O que dá sustentação a um império são as pessoas. Como vimos no começo, Antônio Negri afirma que o império global não tem fronteiras físicas, mas ideológicas: ele vai até onde houver gente que concorde com o que o império diz. A partir do momento em que a popularidade do império começa a cair, já podemos considerar que o processo começou. No caso dos Estados Unidos, a popularidade americana já começa a cair. Começou com Trump e se aprofunda com Biden. A credibilidade norte-americana está em crise. Com a ascensão chinesa, a tendência é que a hegemonia americana seja substituída por um período multipolar, ao qual uma possível hegemonia chinesa poderia se seguir, se isso for do interesse da China.
Assim, a melhor forma de se acabar com um império é levando as pessoas a se voltarem contra o império. Se elas verem os verdadeiros motivos por trás das sanções econômicas unilaterais, da inoculação de valores estranhos às nações mais fracas, entre outras práticas, a popularidade do império continuará caindo e o mundo buscará alternativas. Isso já está acontecendo.
Recomendações.
Na minha modesta opinião, existe um problema brasileiro maior que qualquer império: o complexo de vira-lata. Trata-se da mentalidade que aflinge alguns brasileiros, e que os faz pensar que nada produzido no Brasil presta, que só presta aquilo que é produzido fora. Isso é reforçado pela mídia, que muito infrequentemente mostra boas produções brasileiras. Não estou falando de futebol, nem de política, mas de ciência e filosofia, que são produzidas por brasileiros também. Esse tipo de mentalidade proporciona tanto a estagnação técnica no Brasil quanto o entreguismo, dando nossas riquezas, recursos e tecnologia a outros, porque, supostamente, não conseguiríamos gerenciar essas coisas bem.
É também importante lembrar que uma coisa é o governo e outra coisa é a sociedade civil.

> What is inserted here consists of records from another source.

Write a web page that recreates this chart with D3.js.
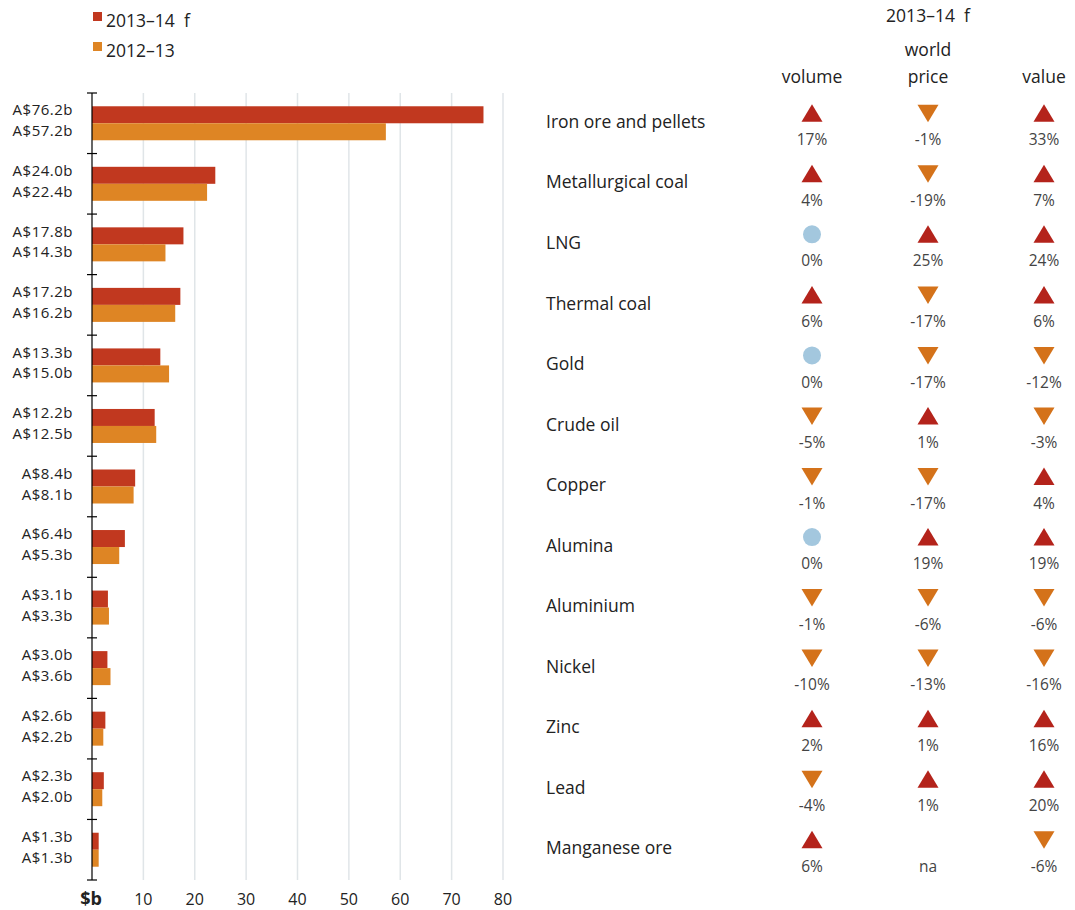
<!DOCTYPE html>
<html><head><meta charset="utf-8">
<script src="https://cdn.jsdelivr.net/npm/d3@7"></script>
<style>body{margin:0;background:#fff;} text{font-family:"Open Sans","Noto Sans",sans-serif; white-space:pre;}</style>
</head><body>
<svg id="c" width="1075" height="910"></svg>
<script>
const categories = ["Iron ore and pellets","Metallurgical coal","LNG","Thermal coal","Gold","Crude oil","Copper","Alumina","Aluminium","Nickel","Zinc","Lead","Manganese ore"];
const values2013_14 = [76.2,24.0,17.8,17.2,13.3,12.2,8.4,6.4,3.1,3.0,2.6,2.3,1.3];
const values2012_13 = [57.2,22.4,14.3,16.2,15.0,12.5,8.1,5.3,3.3,3.6,2.2,2.0,1.3];
const volumeChange = [17,4,0,6,0,-5,-1,0,-1,-10,2,-4,6];
const priceChange = [-1,-19,25,-17,-17,1,-17,19,-6,-13,1,1,null];
const valueChange = [33,7,24,6,-12,-3,4,19,-6,-16,16,20,-6];
const xTicks = [10,20,30,40,50,60,70,80];
const seriesNames = ["2013–14  f","2012–13"];
const colNames = ["volume","price","value"];

const C_RED="#C1381F", C_OR="#DE8524", T_RED="#B4231B", T_OR="#D4721A", C_BLUE="#A3C7DE";
const svg = d3.select("#c");
const x = d3.scaleLinear().domain([0,80]).range([92,503]);
const y = d3.scaleBand().domain(categories).range([93,880]);
const bh = 17;

// gridlines
svg.append("g").selectAll("line").data(xTicks).join("line")
  .attr("x1",d=>x(d)).attr("x2",d=>x(d)).attr("y1",93).attr("y2",880)
  .attr("stroke","#e0e5e8").attr("stroke-width",1.5);

// bars
const g = svg.append("g");
g.selectAll("rect.a").data(categories).join("rect")
  .attr("x",x(0)).attr("y",(d)=>y(d)+y.bandwidth()/2-bh)
  .attr("width",(d,i)=>x(values2013_14[i])-x(0)).attr("height",bh).attr("fill",C_RED);
g.selectAll("rect.b").data(categories).join("rect")
  .attr("x",x(0)).attr("y",(d)=>y(d)+y.bandwidth()/2)
  .attr("width",(d,i)=>x(values2012_13[i])-x(0)).attr("height",bh).attr("fill",C_OR);

// value labels
const lab = svg.append("g").attr("font-size",15).attr("letter-spacing",0.5).attr("fill","#222").attr("text-anchor","end");
categories.forEach((c,i)=>{
  const cy=y(c)+y.bandwidth()/2;
  lab.append("text").attr("x",73).attr("y",cy-11.8).attr("dominant-baseline","middle").text("A$"+values2013_14[i].toFixed(1)+"b");
  lab.append("text").attr("x",73).attr("y",cy+9).attr("dominant-baseline","middle").text("A$"+values2012_13[i].toFixed(1)+"b");
});

// y axis line and ticks
svg.append("line").attr("x1",92).attr("x2",92).attr("y1",93).attr("y2",880).attr("stroke","#000").attr("stroke-width",1.2);
const bounds = categories.map(c=>y(c)).concat([880]);
svg.append("g").selectAll("line").data(bounds).join("line")
  .attr("x1",87).attr("x2",97).attr("y1",d=>d).attr("y2",d=>d).attr("stroke","#000").attr("stroke-width",1.2);

// x tick labels
const xl = svg.append("g").attr("font-size",16).attr("fill","#222").attr("text-anchor","middle");
xTicks.forEach(t=>xl.append("text").attr("x",x(t)).attr("y",905).text(t));
xl.append("text").attr("x",x(0)-1).attr("y",905).attr("font-weight","bold").attr("font-size",18).text("$b");

// legend
const lg = svg.append("g");
[C_RED,C_OR].forEach((col,i)=>{
  lg.append("rect").attr("x",93).attr("y",12+i*30).attr("width",9).attr("height",9).attr("fill",col);
  lg.append("text").attr("x",106).attr("y",27+i*30).attr("font-size",17.5).attr("fill","#222").text(seriesNames[i]);
});

// table header
const cols = [812,928,1044];
const hd = svg.append("g").attr("font-size",17.5).attr("fill","#222").attr("text-anchor","middle");
hd.append("text").attr("x",cols[1]).attr("y",22).text("2013–14  f");
hd.append("text").attr("x",cols[1]).attr("y",56).text("world");
colNames.forEach((n,i)=>hd.append("text").attr("x",cols[i]).attr("y",83).text(n));

// table rows
const tb = svg.append("g");
const sym = (gg,cx,cy,v)=>{
  if(v===null) return;
  if(v>0) gg.append("path").attr("d",`M${cx-10.5},${cy+8.5}L${cx+10.5},${cy+8.5}L${cx},${cy-9}Z`).attr("fill",T_RED);
  else if(v<0) gg.append("path").attr("d",`M${cx-10.5},${cy-8.5}L${cx+10.5},${cy-8.5}L${cx},${cy+9}Z`).attr("fill",T_OR);
  else gg.append("circle").attr("cx",cx).attr("cy",cy).attr("r",9).attr("fill",C_BLUE);
};
categories.forEach((c,i)=>{
  const cy=y(c)+y.bandwidth()/2;
  tb.append("text").attr("x",546).attr("y",cy).attr("dominant-baseline","middle").attr("font-size",17.5).attr("fill","#222").text(c);
  [volumeChange[i],priceChange[i],valueChange[i]].forEach((v,j)=>{
    sym(tb,cols[j],cy-10,v);
    tb.append("text").attr("x",cols[j]).attr("y",cy+18).attr("dominant-baseline","middle").attr("text-anchor","middle")
      .attr("font-size",15.5).attr("fill","#444").text(v===null?"na":v+"%");
  });
});
</script>
</body></html>
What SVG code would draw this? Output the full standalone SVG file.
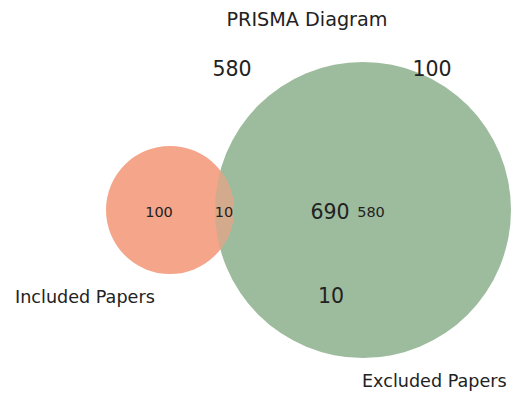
<svg xmlns="http://www.w3.org/2000/svg" width="525" height="393" viewBox="0 0 525 393">
<style>
text{font-family:"DejaVu Sans",sans-serif;fill:#222}
.sm{font-size:14.5px;text-anchor:middle}
.md{font-size:20.5px;text-anchor:middle}
.lbl{font-size:17.6px}
</style>
<defs>
<clipPath id="cb"><circle cx="363" cy="210" r="148"/></clipPath>
</defs>
<rect width="525" height="393" fill="#fff"/>
<g id="excluded"><circle cx="363" cy="210" r="148" fill="#9dbb9d"/></g>
<g id="included"><circle cx="170" cy="210" r="64" fill="#f4a58a"/></g>
<g id="overlap"><circle cx="170" cy="210" r="64" fill="#d4aa8c" clip-path="url(#cb)"/></g>
<g id="connectors"/>
<text x="307" y="26" font-size="19.2" text-anchor="middle">PRISMA Diagram</text>
<text class="md" x="232" y="76">580</text>
<text class="md" x="432" y="76">100</text>
<text class="sm" x="159" y="217">100</text>
<text class="sm" x="224" y="217">10</text>
<text class="md" x="330" y="219">690</text>
<text class="sm" x="371" y="217">580</text>
<text class="md" x="331" y="303">10</text>
<text class="lbl" x="15" y="303">Included Papers</text>
<text class="lbl" x="362" y="387">Excluded Papers</text>
</svg>
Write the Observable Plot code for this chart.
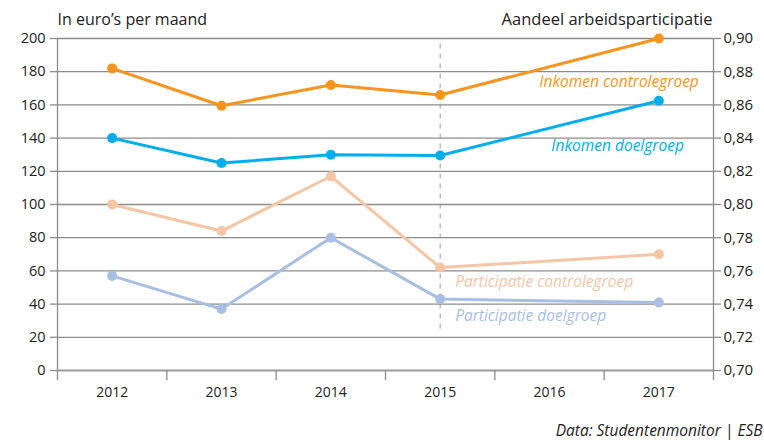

Por mais que você não goste do imperialismo americano, é importate não extender esse sentimento aos cidadãos americanos, que frequentemente são contra intromissões em outros países, especialmente quando tais intromissões são bancadas com o direito coletado dos impostos que a sociedade civil paga. Guerras, por exemplo, custam dinheiro e esse dinheiro vem do contribuinte de lá.